Five most FRIGHTENING website design HORRORS that SCARE away customers

AMC’s annual Fear Fest movie marathon kicks off this week, so in our book, that means it’s time to start celebrating Halloween! To get in the spirit, we’ve put together a list of the top five bad website design choices that may scare website visitors away from your small business.

Don’t let decaying website design mean the untimely death of your business or nonprofit— say RIP to these five spine-chillingly worst web design practices.

1. TERRIFYING copywriting

From spooky spelling mistakes to ghoulish grammatical errors, poor website copywriting undermines your organization’s branding efforts and the quality of your product or service. Ensure your website copy is clear, concise and free of mistakes, or risk scaring away potential customers.

2. DREADFUL response for mobile devices

Nothing is more hair-raising than visiting a website on your mobile device, only to be met with an eerie error message. Many consumers today rely on their smart phones and tablets to search the internet, so it’s vital for websites to be optimized for mobile devices.

3. BLOODCURDLING automatic music

Shriek! Don’t go in there—that homepage plays a midi of Mozart’s Fur Elise! Nothing is more terrifying than a website with someone else’s emotionally scarring choice of background muzak. If website visitors wanted a soundtrack to their browsing experience, they would already be streaming Spotify or loading up their latest iTunes playlist.

4. GHASTLY animated gifs

If your website was a horror movie about a group of teens spending the weekend in a cabin in the woods, your animated gifs would be the first to die. Dangerously dated and offensive to the eye, animated gifs should have been dead and buried in 1998, but it turns out it was a cursed burial ground, so now the unholy remains are still terrorizing the internet to this day. To rid your website of these demonic designs, we’re going to need an old priest and a young priest…

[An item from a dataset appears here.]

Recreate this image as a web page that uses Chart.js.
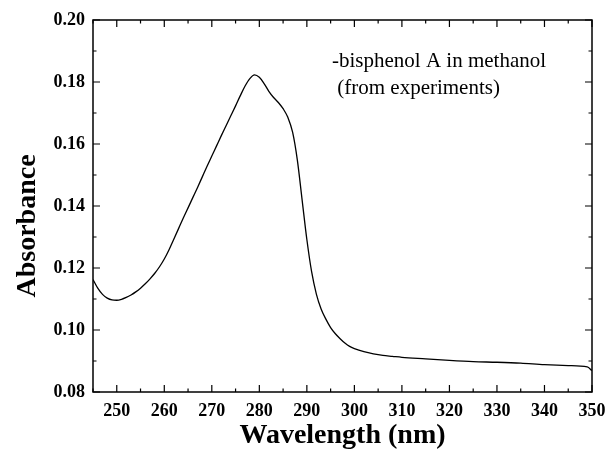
<!DOCTYPE html>
<html>
<head>
<meta charset="utf-8">
<script src="https://cdn.jsdelivr.net/npm/chart.js@4.4.1/dist/chart.umd.min.js"></script>
<style>
  html, body { margin: 0; padding: 0; background: #fff; }
  #wrap { width: 609px; height: 463px; position: relative; }
</style>
</head>
<body>
<div id="wrap"><canvas id="uv"></canvas></div>
<script>
// wavelength (nm) and absorbance
const wavelengths = [245, 246, 247, 248, 249, 250, 251, 252, 253, 254, 255, 256, 257, 258, 259, 260,
    261, 262, 263, 264, 265, 266, 267, 268, 269, 270, 271, 272, 273, 274, 275, 276, 277, 278, 279, 280,
    281, 282, 283, 284, 285, 286, 287, 288, 289, 290, 291, 292, 293, 294, 295, 296, 297, 298, 299, 300,
    302, 304, 306, 308, 310, 315, 320, 325, 330, 335, 340, 345, 349, 350];
const absorbance = [0.1163, 0.1135, 0.1115, 0.1103, 0.1097, 0.1096, 0.1099, 0.1105, 0.1113, 0.1123, 0.1135, 0.1149, 0.1165, 0.1183, 0.1204, 0.1229,
    0.1259, 0.1293, 0.1327, 0.1361, 0.1394, 0.1427, 0.1460, 0.1494, 0.1528, 0.1561, 0.1594, 0.1627, 0.1659, 0.1691, 0.1723, 0.1756, 0.1787, 0.1811, 0.1823, 0.1815,
    0.1795, 0.1770, 0.1750, 0.1734, 0.1714, 0.1686, 0.1638, 0.1548, 0.1420, 0.1292, 0.1188, 0.1116, 0.1068, 0.1035, 0.1008, 0.0988, 0.0972, 0.0958, 0.0947, 0.0940,
    0.0930, 0.0923, 0.0918, 0.0915, 0.0912, 0.0907, 0.0902, 0.0898, 0.0896, 0.0893, 0.0888, 0.0885, 0.0881, 0.0869];
const xTickValues = [250, 260, 270, 280, 290, 300, 310, 320, 330, 340, 350];
const yTickValues = [0.08, 0.10, 0.12, 0.14, 0.16, 0.18, 0.20];
const noteLines = ['-bisphenol A in methanol', ' (from experiments)'];

const serif = '"Liberation Serif", "Times New Roman", Times, serif';

// frame on all four sides + inward ticks like the Origin plot
const framePlugin = {
    id: 'frame',
    afterDraw(chart) {
        const { ctx, chartArea: a, scales: { x, y } } = chart;
        ctx.save();
        ctx.strokeStyle = '#000';
        ctx.lineWidth = 1.5;
        ctx.strokeRect(a.left, a.top, a.right - a.left, a.bottom - a.top);
        ctx.lineWidth = 1.2;
        ctx.beginPath();
        for (let v = 245; v <= 350; v += 5) {
            const px = x.getPixelForValue(v);
            const len = v % 10 === 0 ? 7 : 3.5;
            ctx.moveTo(px, a.bottom); ctx.lineTo(px, a.bottom - len);
            ctx.moveTo(px, a.top); ctx.lineTo(px, a.top + len);
        }
        for (let i = 8; i <= 20; i++) {
            const py = y.getPixelForValue(i / 100);
            const len = i % 2 === 0 ? 7 : 3.5;
            ctx.moveTo(a.left, py); ctx.lineTo(a.left + len, py);
            ctx.moveTo(a.right, py); ctx.lineTo(a.right - len, py);
        }
        ctx.stroke();

        // y axis title
        ctx.fillStyle = '#000';
        ctx.font = 'bold 28px ' + serif;
        ctx.textAlign = 'center';
        ctx.textBaseline = 'alphabetic';
        ctx.translate(35, 226);
        ctx.rotate(-Math.PI / 2);
        ctx.fillText('Absorbance', 0, 0);
        ctx.restore();

        // note
        ctx.save();
        ctx.fillStyle = '#000';
        ctx.font = '21px ' + serif;
        ctx.textAlign = 'left';
        ctx.textBaseline = 'alphabetic';
        ctx.fillText(noteLines[0], 332, 67);
        ctx.fillText(noteLines[1], 332, 94);
        ctx.restore();
    }
};

new Chart(document.getElementById('uv'), {
    type: 'line',
    data: {
        datasets: [{
            data: wavelengths.map((w, i) => ({ x: w, y: absorbance[i] })),
            borderColor: '#000',
            borderWidth: 1.3,
            pointRadius: 0,
            cubicInterpolationMode: 'monotone',
            fill: false
        }]
    },
    options: {
        responsive: true,
        maintainAspectRatio: false,
        animation: false,
        layout: { padding: { left: 0, right: 17, top: 20, bottom: 0 } },
        plugins: { legend: { display: false }, tooltip: { enabled: false } },
        scales: {
            x: {
                type: 'linear',
                min: 245,
                max: 350,
                afterBuildTicks: s => { s.ticks = xTickValues.map(v => ({ value: v })); },
                afterFit: s => { s.height = 71; s.paddingLeft = 0; s.paddingRight = 0; },
                grid: { display: false, drawTicks: false },
                border: { display: false },
                ticks: {
                    padding: 9,
                    color: '#000',
                    font: { family: serif, size: 18, weight: 'bold' }
                },
                title: {
                    display: true,
                    text: 'Wavelength (nm)',
                    color: '#000',
                    font: { family: serif, size: 28, weight: 'bold' },
                    padding: { top: 0, bottom: 10 }
                }
            },
            y: {
                min: 0.08,
                max: 0.20,
                afterBuildTicks: s => { s.ticks = yTickValues.map(v => ({ value: v })); },
                afterFit: s => { s.width = 93; s.paddingTop = 0; s.paddingBottom = 0; },
                grid: { display: false, drawTicks: false },
                border: { display: false },
                ticks: {
                    padding: 8,
                    color: '#000',
                    font: { family: serif, size: 18, weight: 'bold' },
                    callback: v => v.toFixed(2)
                }
            }
        }
    },
    plugins: [framePlugin]
});
</script>
</body>
</html>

5. CREEPY “Coming Soon” placeholder page

More frightful than that abandoned haunted house in Amityville you entered on a dare, the gruesome “coming soon” page will stop website visitors dead in their tracks. If one of your web pages doesn’t have content yet, don’t torment visitors by taking it live! Like a dead-eyed Romero zombie, the placeholder page makes your website seem like a hollow shell with no real content, stumbling along the highway in search of braaaains.